Exactly retype the lines from the top of the data through the line containing "import plotly.graph_objects as go", leaving out every picture.

** begin SUPPLIED MATERIAL **

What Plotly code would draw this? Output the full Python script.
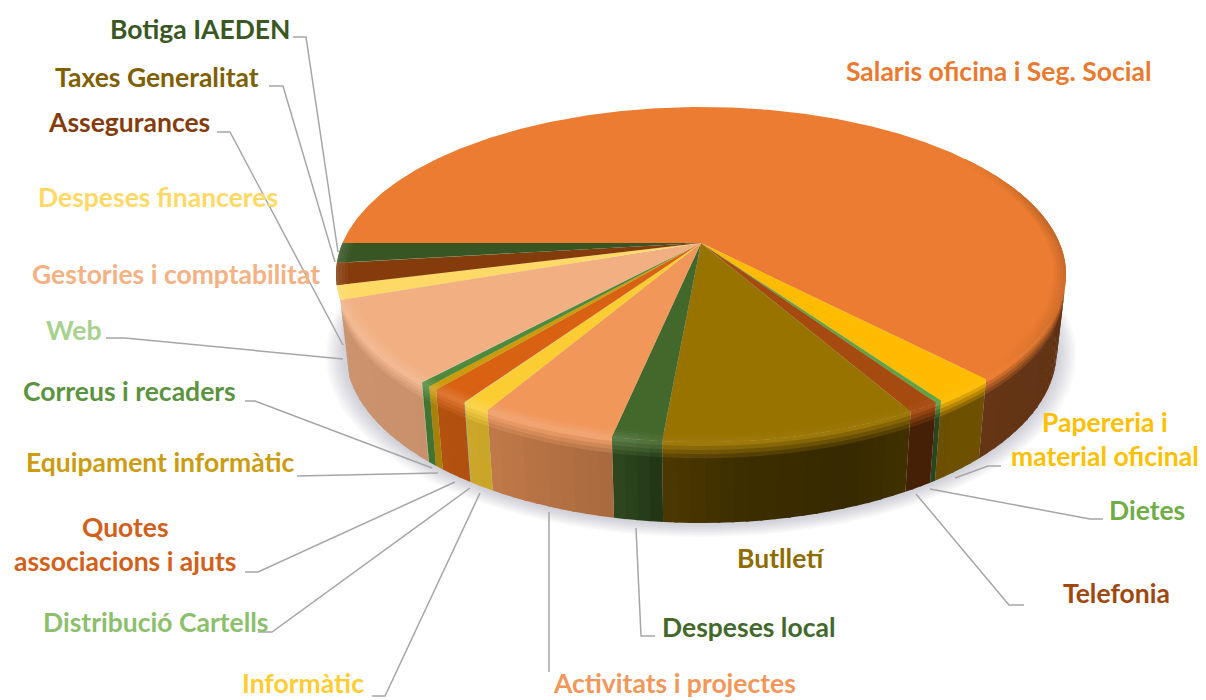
import numpy as np
import plotly.graph_objects as go

# ---- data (clockwise from the 9 o'clock position) ----
categories = ["Salaris oficina i Seg. Social", "Papereria i material oficinal", "Dietes", "Telefonia",
              "Butlletí", "Despeses local", "Activitats i projectes", "Informàtic", "Distribució Cartells",
              "Quotes associacions i ajuts", "Equipament informàtic", "Correus i recaders", "Web",
              "Gestories i comptabilitat", "Despeses financeres", "Assegurances", "Taxes Generalitat",
              "Botiga IAEDEN"]
values = [63.0, 2.47, 0.25, 1.19, 9.54, 1.85, 5.06, 1.06, 0.03, 1.47, 0.39, 0.42, 0.03, 7.94, 1.36, 2.07, 0.03, 1.9]
colors = ["#EB7C31", "#FFBB00", "#62A244", "#A54B0F", "#997300", "#43682B", "#F1975A", "#FBCD32", "#A9D18E",
          "#D96212", "#CC9A0A", "#4F8A3A", "#A9D18E", "#F1AF82", "#FFD966", "#843C0C", "#7F6000", "#375623"]
text_colors = ["#E97A30", "#FFC000", "#70AD47", "#9E480E", "#8F6C00", "#43682B", "#F1975A", "#FFCD33", "#8CBF6C",
               "#D2601A", "#CB9C10", "#5B9340", "#A9D18E", "#F4B183", "#FFD966", "#843C0C", "#7F6000", "#385723"]

# ---- projection of the disc ----
CX, AY, B, K, C = 701.0, 243.0, -115.9, 0.188, 358.5

def proj(t, r=1.0, d=0.0):
    t = np.radians(t)
    X, Y = r * np.cos(t), r * np.sin(t)
    w = 1 + K * Y
    x = CX + C * X / w
    y = (AY + B * Y) / w
    x = CX + (x - CX) * (1 - 0.025 * d)
    y = y + d * (75 + 6 * np.maximum(0, -np.sin(t)))
    return x, y

def rgb(h):
    return np.array([int(h[i:i + 2], 16) for i in (1, 3, 5)], float)

def css(c):
    c = np.clip(c, 0, 255).round().astype(int)
    return f"rgb({c[0]},{c[1]},{c[2]})"

def wall_factor(t):
    return np.interp(t, [-180, -130, -120, -102, -98, -95, -85, -70, -61, -47, 0, 20],
                     [.85, .83, .80, .70, .60, .50, .40, .36, .42, .43, .40, .40])

def edge_light(t):
    return np.interp(t, [-180, -100, -95, -60, -47, -30, 10, 35],
                     [.13, .12, .05, .03, .03, -.08, -.18, 0])

def lit(c, g):
    return c + (255 - c) * g if g >= 0 else c * (1 + g)

fig = go.Figure()

def poly(x, y, color, name):
    fig.add_trace(go.Scatter(x=list(x), y=list(y), mode="lines", fill="toself", fillcolor=color,
                             line=dict(color=color, width=0), name=name, hoverinfo="skip"))

# soft ground shadow
ts = np.linspace(25, -200, 120)
for e in range(8):
    f = 1 + 0.0065 * (8 - e)
    x, y = proj(ts, f, 1.0)
    poly(x, y + 1, "rgba(110,110,115,0.04)", "shadow")

# slice limits
total = sum(values)
edges = 180 - np.concatenate([[0], np.cumsum(values)]) / total * 360

def pieces(a, b, lo, hi):
    a, b = min(a, hi), max(b, lo)
    if a <= b:
        return []
    n = max(1, int(np.ceil((a - b) / 2.0)))
    e = np.linspace(a, b, n + 1)
    return list(zip(e[:-1], e[1:]))

OV = 0.4  # overlap in degrees, hides the seams between neighbouring strips

# side wall
DF = [0, .05, .10, .15, .20, .25, 1]
WALL_END = edges[14]
for name, col, a, b in zip(categories, colors, edges[:-1], edges[1:]):
    c = rgb(col)
    for p, q in pieces(a, b, WALL_END, 20):
        m = (p + q) / 2
        top, wall = lit(c, edge_light(m)), c * wall_factor(m)
        qq = q - OV if (q - OV) > b else q
        for i in range(len(DF) - 1):
            u = min(1, i / 4.0)
            shade = top * (1 - u) + wall * u
            xa, ya = proj(np.array([p, qq]), 1.0, DF[i])
            xb, yb = proj(np.array([qq, p]), 1.0, min(1, DF[i + 1] + .01))
            poly(np.r_[xa, xb], np.r_[ya, yb], css(shade), name)

# top face
for name, col, a, b in zip(categories, colors, edges[:-1], edges[1:]):
    ang = np.linspace(a, b, max(2, int((a - b) * 2) + 2))
    x, y = proj(ang)
    poly(np.r_[CX, x], np.r_[AY, y], col, name)

# soft bevel round the rim
RF = [.968, .976, .984, .992, 1.0]
for name, col, a, b in zip(categories, colors, edges[:-1], edges[1:]):
    c = rgb(col)
    for p, q in pieces(a, b, -182, 35):
        m = (p + q) / 2
        qq = q - OV if (q - OV) > b else q
        for i in range(4):
            shade = lit(c, edge_light(m) * (i + 1) / 4)
            xa, ya = proj(np.array([p, qq]), RF[i])
            xb, yb = proj(np.array([qq, p]), RF[i + 1])
            poly(np.r_[xa, xb], np.r_[ya, yb], css(shade), name)

# ---- labels (index into categories, centre x, centre y, text) ----
labels = [
    (0, 999, 71, "Salaris oficina i Seg. Social"),
    (1, 1105, 439, "Papereria i<br>material oficinal"),
    (2, 1147, 510, "Dietes"),
    (3, 1116, 593, "Telefonia"),
    (4, 781, 558, "Butlletí"),
    (5, 748, 627, "Despeses local"),
    (6, 674, 683, "Activitats i projectes"),
    (7, 303, 683, "Informàtic"),
    (8, 156, 622, "Distribució Cartells"),
    (9, 125, 544, "Quotes<br>associacions i ajuts"),
    (10, 160, 462, "Equipament informàtic"),
    (11, 129, 391, "Correus i recaders"),
    (12, 73, 330, "Web"),
    (13, 176, 274, "Gestories i comptabilitat"),
    (14, 158, 197, "Despeses financeres"),
    (15, 129, 122, "Assegurances"),
    (16, 157, 77, "Taxes Generalitat"),
    (17, 200, 29, "Botiga IAEDEN"),
]
annotations = [dict(x=x, y=y, xref="x", yref="y", text=f"<b>{t}</b>", showarrow=False, xanchor="center",
                    yanchor="middle", font=dict(family="Lato", size=26.5, color=text_colors[i]), align="center")
               for i, x, y, t in labels]

leaders = [
    [(293, 37), (306, 37), (338, 252)],
    [(269, 86), (283, 86), (335, 262)],
    [(217, 132), (230, 132), (343, 345)],
    [(106, 338), (125, 338), (343, 359)],
    [(245, 401), (255, 401), (432, 468)],
    [(297, 476), (438, 473)],
    [(245, 572), (258, 572), (455, 482)],
    [(258, 632), (272, 632), (470, 488)],
    [(372, 696), (385, 696), (480, 493)],
    [(549, 672), (549, 512)],
    [(655, 636), (641, 636), (636, 528)],
    [(1024, 605), (1009, 605), (916, 494)],
    [(1103, 519), (1090, 519), (930, 489)],
    [(1001, 466), (988, 466), (955, 478)],
]
shapes = [dict(type="path", xref="x", yref="y", layer="above",
               path="M" + " L".join(f"{a},{b}" for a, b in pts),
               line=dict(color="#A6A6A6", width=1.5)) for pts in leaders]

# the page keeps an 8 px body margin, so the axes start at 8 to stay aligned with the window
fig.update_layout(width=1198, height=692, margin=dict(l=0, r=0, t=0, b=0), showlegend=False,
                  paper_bgcolor="white", plot_bgcolor="white", annotations=annotations, shapes=shapes,
                  xaxis=dict(range=[8, 1206], visible=False, fixedrange=True),
                  yaxis=dict(range=[700, 8], visible=False, fixedrange=True))
fig.write_html("out.html", config=dict(displayModeBar=False))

** end SUPPLIED MATERIAL **

### FINAL ANSWER
What Plotly code would draw this? Output the full Python script.
import numpy as np
import plotly.graph_objects as go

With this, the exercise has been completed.